**YOUR GOAL:** Write out each line of the listing as it stands, without the images.
===============
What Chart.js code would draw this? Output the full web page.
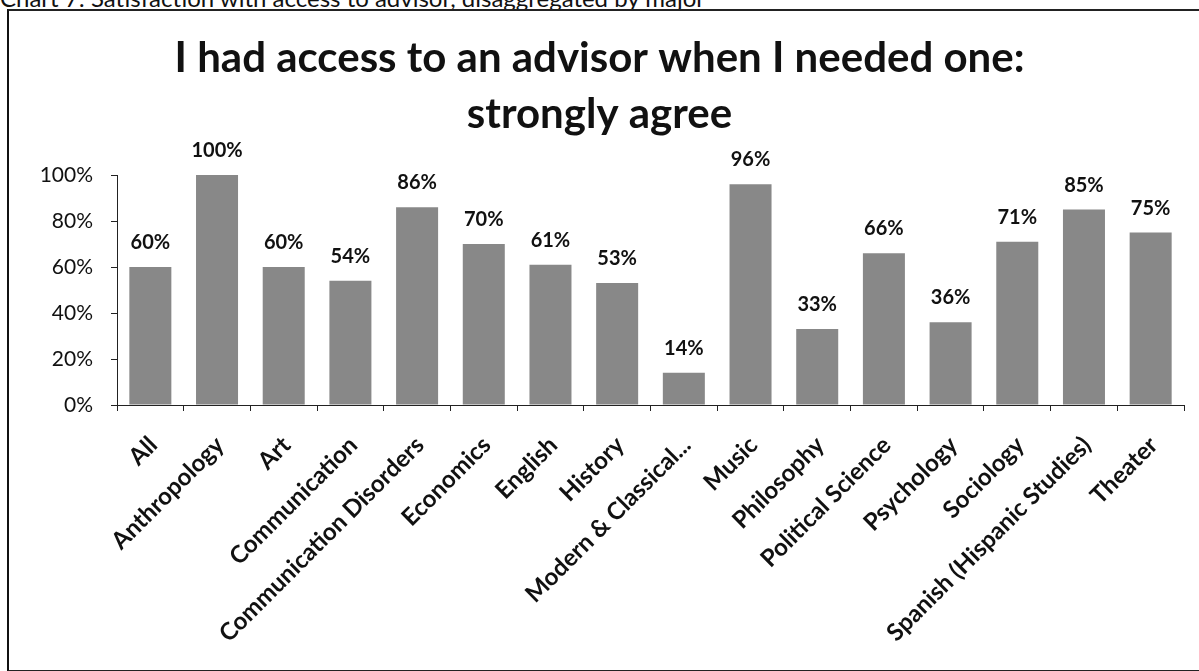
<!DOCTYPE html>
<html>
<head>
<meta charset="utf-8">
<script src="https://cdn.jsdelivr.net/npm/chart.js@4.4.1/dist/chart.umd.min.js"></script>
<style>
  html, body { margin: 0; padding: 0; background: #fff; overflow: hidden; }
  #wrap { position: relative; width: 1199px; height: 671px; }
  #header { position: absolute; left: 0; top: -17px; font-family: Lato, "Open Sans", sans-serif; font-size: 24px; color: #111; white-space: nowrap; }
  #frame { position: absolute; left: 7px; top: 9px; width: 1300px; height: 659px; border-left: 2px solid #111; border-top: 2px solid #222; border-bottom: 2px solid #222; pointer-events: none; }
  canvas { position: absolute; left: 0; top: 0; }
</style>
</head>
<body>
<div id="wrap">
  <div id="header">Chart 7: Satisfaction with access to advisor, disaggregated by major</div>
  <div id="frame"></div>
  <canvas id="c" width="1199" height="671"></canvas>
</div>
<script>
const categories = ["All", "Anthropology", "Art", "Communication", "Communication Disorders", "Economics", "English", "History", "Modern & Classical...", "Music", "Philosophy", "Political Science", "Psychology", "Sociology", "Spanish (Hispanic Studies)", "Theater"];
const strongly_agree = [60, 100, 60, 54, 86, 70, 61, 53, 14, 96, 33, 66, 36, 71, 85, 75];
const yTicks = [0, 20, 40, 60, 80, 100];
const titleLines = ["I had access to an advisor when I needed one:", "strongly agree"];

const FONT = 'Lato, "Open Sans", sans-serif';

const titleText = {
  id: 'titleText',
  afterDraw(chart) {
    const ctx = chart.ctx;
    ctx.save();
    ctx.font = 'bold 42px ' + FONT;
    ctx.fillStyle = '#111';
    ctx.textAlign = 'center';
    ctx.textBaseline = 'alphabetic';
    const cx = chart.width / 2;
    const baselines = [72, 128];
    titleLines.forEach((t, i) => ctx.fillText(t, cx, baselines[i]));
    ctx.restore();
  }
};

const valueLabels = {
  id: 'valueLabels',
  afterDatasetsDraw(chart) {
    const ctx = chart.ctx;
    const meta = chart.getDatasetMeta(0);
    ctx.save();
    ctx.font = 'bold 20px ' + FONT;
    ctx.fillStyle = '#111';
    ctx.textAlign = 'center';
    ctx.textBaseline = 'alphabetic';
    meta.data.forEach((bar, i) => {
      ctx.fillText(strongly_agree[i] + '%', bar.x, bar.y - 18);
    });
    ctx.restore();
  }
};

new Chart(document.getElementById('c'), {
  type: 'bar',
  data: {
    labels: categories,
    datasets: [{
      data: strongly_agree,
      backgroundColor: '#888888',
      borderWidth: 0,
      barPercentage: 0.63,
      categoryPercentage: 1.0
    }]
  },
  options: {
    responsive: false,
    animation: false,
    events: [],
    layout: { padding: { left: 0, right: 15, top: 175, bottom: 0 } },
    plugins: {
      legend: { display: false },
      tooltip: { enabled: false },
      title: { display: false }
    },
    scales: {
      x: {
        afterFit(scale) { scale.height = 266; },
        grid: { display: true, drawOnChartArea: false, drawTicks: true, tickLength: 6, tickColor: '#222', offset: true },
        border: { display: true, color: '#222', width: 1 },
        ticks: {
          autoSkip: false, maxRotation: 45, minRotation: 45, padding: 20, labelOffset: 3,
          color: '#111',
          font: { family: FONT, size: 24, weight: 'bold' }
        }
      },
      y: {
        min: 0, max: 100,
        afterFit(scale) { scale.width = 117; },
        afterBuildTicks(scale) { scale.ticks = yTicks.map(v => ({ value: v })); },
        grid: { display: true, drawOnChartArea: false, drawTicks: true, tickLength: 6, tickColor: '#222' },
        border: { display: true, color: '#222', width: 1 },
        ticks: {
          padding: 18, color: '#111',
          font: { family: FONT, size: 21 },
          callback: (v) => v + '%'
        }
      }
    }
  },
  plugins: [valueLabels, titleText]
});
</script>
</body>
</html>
===============
**OUTPUT OF THE EXERCISE:**
What Chart.js code would draw this? Output the full web page.
<!DOCTYPE html>
<html>
<head>
<meta charset="utf-8">
<script src="https://cdn.jsdelivr.net/npm/chart.js@4.4.1/dist/chart.umd.min.js"></script>
<style>
  html, body { margin: 0; padding: 0; background: #fff; overflow: hidden; }
  #wrap { position: relative; width: 1199px; height: 671px; }
  #header { position: absolute; left: 0; top: -17px; font-family: Lato, "Open Sans", sans-serif; font-size: 24px; color: #111; white-space: nowrap; }
  #frame { position: absolute; left: 7px; top: 9px; width: 1300px; height: 659px; border-left: 2px solid #111; border-top: 2px solid #222; border-bottom: 2px solid #222; pointer-events: none; }
  canvas { position: absolute; left: 0; top: 0; }
</style>
</head>
<body>
<div id="wrap">
  <div id="header">Chart 7: Satisfaction with access to advisor, disaggregated by major</div>
  <div id="frame"></div>
  <canvas id="c" width="1199" height="671"></canvas>
</div>
<script>
const categories = ["All", "Anthropology", "Art", "Communication", "Communication Disorders", "Economics", "English", "History", "Modern & Classical...", "Music", "Philosophy", "Political Science", "Psychology", "Sociology", "Spanish (Hispanic Studies)", "Theater"];
const strongly_agree = [60, 100, 60, 54, 86, 70, 61, 53, 14, 96, 33, 66, 36, 71, 85, 75];
const yTicks = [0, 20, 40, 60, 80, 100];
const titleLines = ["I had access to an advisor when I needed one:", "strongly agree"];

const FONT = 'Lato, "Open Sans", sans-serif';

const titleText = {
  id: 'titleText',
  afterDraw(chart) {
    const ctx = chart.ctx;
    ctx.save();
    ctx.font = 'bold 42px ' + FONT;
    ctx.fillStyle = '#111';
    ctx.textAlign = 'center';
    ctx.textBaseline = 'alphabetic';
    const cx = chart.width / 2;
    const baselines = [72, 128];
    titleLines.forEach((t, i) => ctx.fillText(t, cx, baselines[i]));
    ctx.restore();
  }
};

const valueLabels = {
  id: 'valueLabels',
  afterDatasetsDraw(chart) {
    const ctx = chart.ctx;
    const meta = chart.getDatasetMeta(0);
    ctx.save();
    ctx.font = 'bold 20px ' + FONT;
    ctx.fillStyle = '#111';
    ctx.textAlign = 'center';
    ctx.textBaseline = 'alphabetic';
    meta.data.forEach((bar, i) => {
      ctx.fillText(strongly_agree[i] + '%', bar.x, bar.y - 18);
    });
    ctx.restore();
  }
};

new Chart(document.getElementById('c'), {
  type: 'bar',
  data: {
    labels: categories,
    datasets: [{
      data: strongly_agree,
      backgroundColor: '#888888',
      borderWidth: 0,
      barPercentage: 0.63,
      categoryPercentage: 1.0
    }]
  },
  options: {
    responsive: false,
    animation: false,
    events: [],
    layout: { padding: { left: 0, right: 15, top: 175, bottom: 0 } },
    plugins: {
      legend: { display: false },
      tooltip: { enabled: false },
      title: { display: false }
    },
    scales: {
      x: {
        afterFit(scale) { scale.height = 266; },
        grid: { display: true, drawOnChartArea: false, drawTicks: true, tickLength: 6, tickColor: '#222', offset: true },
        border: { display: true, color: '#222', width: 1 },
        ticks: {
          autoSkip: false, maxRotation: 45, minRotation: 45, padding: 20, labelOffset: 3,
          color: '#111',
          font: { family: FONT, size: 24, weight: 'bold' }
        }
      },
      y: {
        min: 0, max: 100,
        afterFit(scale) { scale.width = 117; },
        afterBuildTicks(scale) { scale.ticks = yTicks.map(v => ({ value: v })); },
        grid: { display: true, drawOnChartArea: false, drawTicks: true, tickLength: 6, tickColor: '#222' },
        border: { display: true, color: '#222', width: 1 },
        ticks: {
          padding: 18, color: '#111',
          font: { family: FONT, size: 21 },
          callback: (v) => v + '%'
        }
      }
    }
  },
  plugins: [valueLabels, titleText]
});
</script>
</body>
</html>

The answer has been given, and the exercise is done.